Job Description
JOB DESCRIPTION
Qualifications
- The ideal candidate will have a strong background in production monitoring, a deep understanding of development and operations, and a proven track record in managing and scaling distributed systems in a public, private, or hybrid cloud environment for e-commerce / retail platforms.
- Understanding of SRE & DevOps principles, including monitoring, alerting, fault analysis, and other common reliability engineering concepts, with a keen eye for opportunities to eliminate toil by code and process improvements.
- Expertise in infrastructure as code (IAC), build automation, source control, and CI/CD tools (e.g., Terraform, CloudFormation, GitHub, Artifactory, Jenkins).
- Deep understanding of containerization and orchestration technologies (e.g., Docker, Kubernetes).
- Experience with monitoring and logging tools (e.g., Prometheus, Grafana, Splunk, New Relic, Sumo Logic) and incident response processes.

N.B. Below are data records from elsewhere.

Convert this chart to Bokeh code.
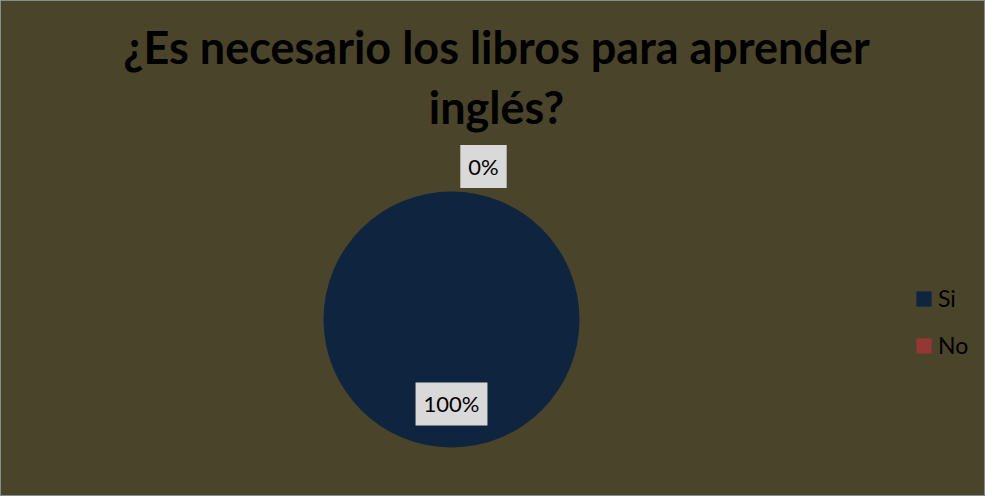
import math
from bokeh.plotting import figure
from bokeh.models import Range1d, Legend, LegendItem, Label
from bokeh.core.properties import value
from bokeh.embed import file_html
from bokeh.resources import INLINE

# ---- data ----
categories = ["Si", "No"]
values = [100, 0]
pct_labels = ["100%", "0%"]
colors = ["#0f243e", "#953735"]
title_lines = ["¿Es necesario los libros para aprender", "inglés?"]

W, H = 985, 496
BG = "#4a442a"
FONT = "Lato"

p = figure(width=W, height=H, output_backend="svg", toolbar_location=None,
           x_range=Range1d(0, W), y_range=Range1d(0, H), min_border=0)
p.axis.visible = False
p.grid.visible = False
p.background_fill_color = BG
p.border_fill_color = BG
p.outline_line_color = "#8c8c8c"
p.outline_line_width = 1

cx, cy, r = 451, 177, 128

total = sum(values)
# Excel-style: start at 12 o'clock, go clockwise
starts, ends, mids = [], [], []
acc = 0.0
for v in values:
    a0 = math.pi / 2 - 2 * math.pi * acc / total
    acc += v
    a1 = math.pi / 2 - 2 * math.pi * acc / total
    starts.append(a1)
    ends.append(a0)
    mids.append((a0 + a1) / 2)

renderers = []
for i in range(len(categories)):
    frac = values[i] / total
    rr = p.wedge(x=cx, y=cy, radius=r, start_angle=starts[i], end_angle=ends[i],
                 fill_color=colors[i], line_color=None)
    if frac <= 0 or frac >= 1:
        # degenerate slice (empty or whole pie): hide wedge, keep legend entry
        rr.visible = False
    if frac >= 1:
        p.circle(x=cx, y=cy, radius=r, fill_color=colors[i], line_color=None)
    renderers.append(rr)

# data labels
lx, ly = [], []
for i, v in enumerate(values):
    frac = v / total
    if frac > 0.05:
        d = 0.66 * r
        dxo = 0
    else:
        d = r + 25
        dxo = 32
    lx.append(cx + d * math.cos(mids[i]) + dxo)
    ly.append(cy + d * math.sin(mids[i]))

p.text(x=lx, y=ly, text=pct_labels, text_font=value(FONT), text_font_size="22px",
       text_align="center", text_baseline="middle", text_color="#000000",
       background_fill_color="#d9d9d9", padding=8)

# title
title_y = [450, 390]
for line, ty in zip(title_lines, title_y):
    p.add_layout(Label(x=496, y=ty, text=line, text_font=FONT, text_font_size="45px",
                       text_font_style="bold", text_align="center",
                       text_baseline="alphabetic", text_color="#000000"))

legend = Legend(items=[LegendItem(label=c, renderers=[rr]) for c, rr in zip(categories, renderers)],
                location=(914, 137), orientation="vertical",
                glyph_width=19, glyph_height=19, label_height=19, spacing=19,
                label_text_font=FONT, label_text_font_size="23px", label_text_color="#000000",
                label_standoff=5, padding=0, margin=0,
                inactive_fill_alpha=0, click_policy="none",
                background_fill_alpha=0, border_line_alpha=0)
p.add_layout(legend)

open("out.html", "w").write(file_html(p, INLINE))
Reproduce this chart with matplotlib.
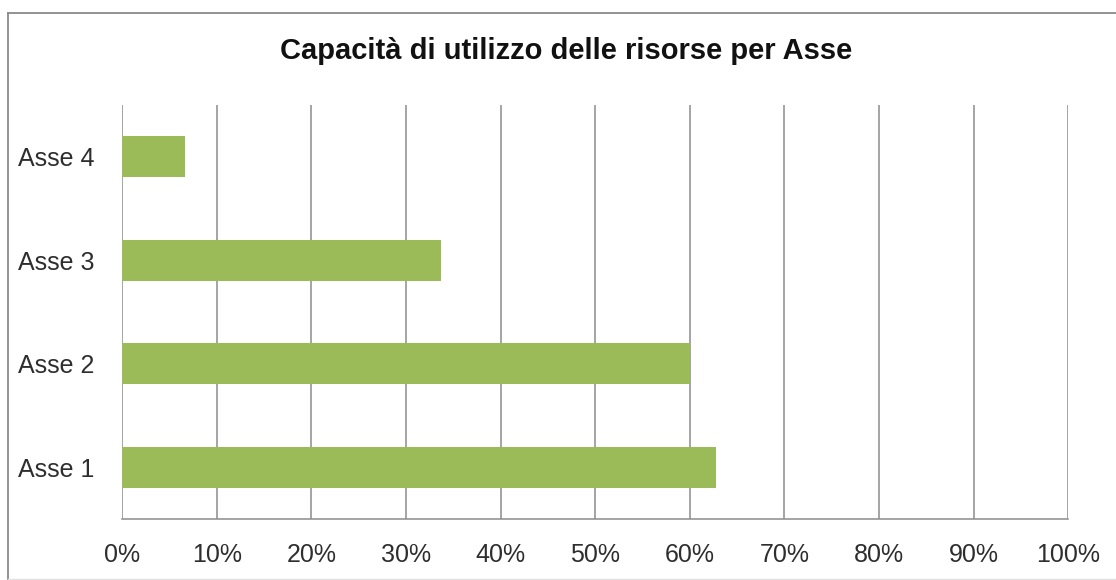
import matplotlib.pyplot as plt
from matplotlib.lines import Line2D

categorie = ["Asse 1", "Asse 2", "Asse 3", "Asse 4"]
capacita = [62.8, 60.0, 33.7, 6.7]
tick_pct = [0, 10, 20, 30, 40, 50, 60, 70, 80, 90, 100]
titolo = "Capacità di utilizzo delle risorse per Asse"

font = ["Liberation Sans Narrow", "Liberation Sans", "DejaVu Sans"]
W, H = 1116, 580

fig = plt.figure(figsize=(W / 100, H / 100), dpi=100)
fig.patch.set_facecolor("white")

# cornice del grafico (tagliata a destra)
x0, y0, y1 = 7.5 / W, 1 - 12.5 / H, 1 - 578.5 / H
fig.lines.append(Line2D([x0, 1.0], [y0, y0], transform=fig.transFigure, color="#8a8a8a", lw=1.3))
fig.lines.append(Line2D([x0, x0], [y1, y0], transform=fig.transFigure, color="#8a8a8a", lw=1.3))
fig.lines.append(Line2D([x0, 1.0], [y1, y1], transform=fig.transFigure, color="#e2e2e2", lw=1.0))

ax = fig.add_axes([122 / W, 1 - 519 / H, (1068.3 - 122) / W, (519 - 105) / H])
ax.barh(range(len(categorie)), capacita, height=0.4, color="#9BBB59", zorder=3)

ax.set_xlim(0, 100)
ax.set_ylim(-0.5, len(categorie) - 0.5)
ax.set_xticks(tick_pct)
ax.set_xticklabels([f"{t}%" for t in tick_pct], family=font, fontsize=18, color="#2e2e2e")
ax.set_yticks(range(len(categorie)))
ax.set_yticklabels(categorie, family=font, fontsize=18, color="#2e2e2e")
ax.tick_params(axis="x", length=0, pad=17)
ax.tick_params(axis="y", length=0, pad=20)

ax.grid(axis="x", color="#8c8c8c", linewidth=1.1, zorder=0)
for s in ["top", "right", "left"]:
    ax.spines[s].set_visible(False)
ax.spines["bottom"].set_color("#8c8c8c")
ax.spines["bottom"].set_linewidth(1.1)

fig.text(0.5 * (283 + 850) / W, 1 - 51 / H, titolo, ha="center", va="center",
         family=font, fontsize=21, fontweight="bold", color="#111111")

fig.savefig("out.png", dpi=100)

- Proficient in modern Java, React, NodeJS, and scripting languages such as Python, and Bash.
- High-level understanding of the different layers of the Tech stack and how they come together to provide a service (e.g. network, compute, storage, OS (Linux, Windows), supporting services, application layer).
Knowledge in CDN technology as well
Responsibilities
- Key measures of success will include platform stability, effective integration and delivery, instrumentation, release quality, technical debt(toil) reduction, development of automation, risk/security compliance, and sustained advancement of the SRE & DevOps practice.
- Design & implement scalable, automated, monitored, and well-documented systems to accelerate the development of the services running in the AWS cloud.
- Configure, tune, and fix multi-tiered systems to achieve optimal application performance, stability, and availability.
- Be part of an on-call rotation providing hands-on technical expertise during service-impacting events.
- Apply troubleshooting skills, debugging tools, and examine logs, telemetry, and other methods to verify assumptions and customer impact. Lead blameless postmortems for root cause and production resiliency.